Consider the grammar:

A -> B ( A B)
| .
B -> A *( B A )*
| .

Here are its vital statistics. It is not LR(0) or SLR(1) as is shown here.

We try to show that it is LALR(1).

The reduce/reduce conflict in state 0:
We must calculate Follow(A,0) ={ *(, $ }:

Ifollow(A,0) = { *( }	(A,0) -> (start,1)
Ifollow(start,1) = { $ }

and Follow(B,0) = { ( }:

Ifollow(B,0) = { ( }

nothing

So this resolves this reduce/reduce conflict.

The reduce/reduce conflict in state 6:
We must calculate Follow(A,0) ={ *( }:

Ifollow(A,3) = { *( }

nothing

and Follow(B,3) = { ( }:

Ifollow(B,3) = { ( }

nothing

So this resolves this reduce/reduce conflict!

Similarly is sate 5 one can resolve the reduce/reduce conflict.

Similarly the reduce/reduce conflict in state 5 can be resolved. However, the shift/reduce conflict in state 5 cannot be resolved so this grammar is not LARL(1). The immediate follow set IFollow(A,5) = { *( } so we do avoid the shift/reduce conflict .... so the grammar is not LARL(1).

Example: removing all conflicts.

Consider the slight variation of the above grammar

A -> A ( B A)
| .
B -> B *( A B )*
| .

The vital statistics of this grammar are here. The LR(0) automaton is here: note the grammar is neither LR(0) or SLR(1). However, as we now verify this is LALR(1) -- and this should remind us that a slight change to a grammar can change everything.

There are shift/reduce conflict in state 3 and 6. However, in state 3 Ifollow(A,3) = { ( , ) } and there is no propogation. So this is resolved. Symmetrically
Ifollow(B,6) = { *( , *) } and there is no propogation so this is also resolved. Thus, the grammar is LALR(1).

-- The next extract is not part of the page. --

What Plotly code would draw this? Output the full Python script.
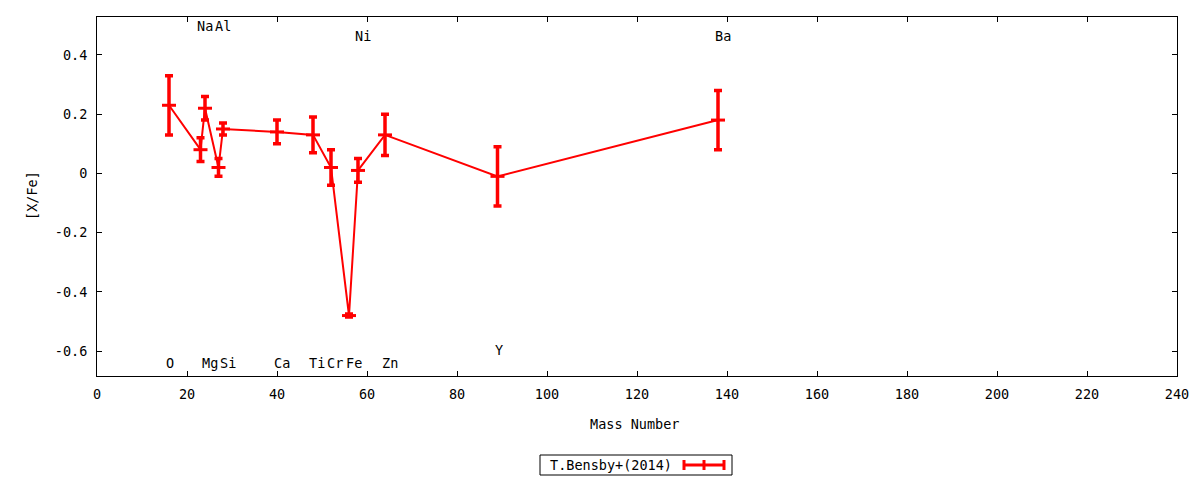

This was very simple! Let us illustrate the technique further by working out the LALR(1) follow set for the completed item A -> A ( B A). in state 7. We are looking for the follow sets of A in all state where the given production starts. Tracing this back we must calculate Follow(A,3) and Follow(A,0). It is not hard to see that IFollow(A,0) = { ( } and there is propogation to (start,1) which will add { $ } so that Follow(A,0) = { ( , $ }. Let us calculate for (A,3) here there is no propogation and IFollow(A) = { ( , ) }.
Thus the LALR(1) follow set on the completed item in state 7 is ( / ) / $.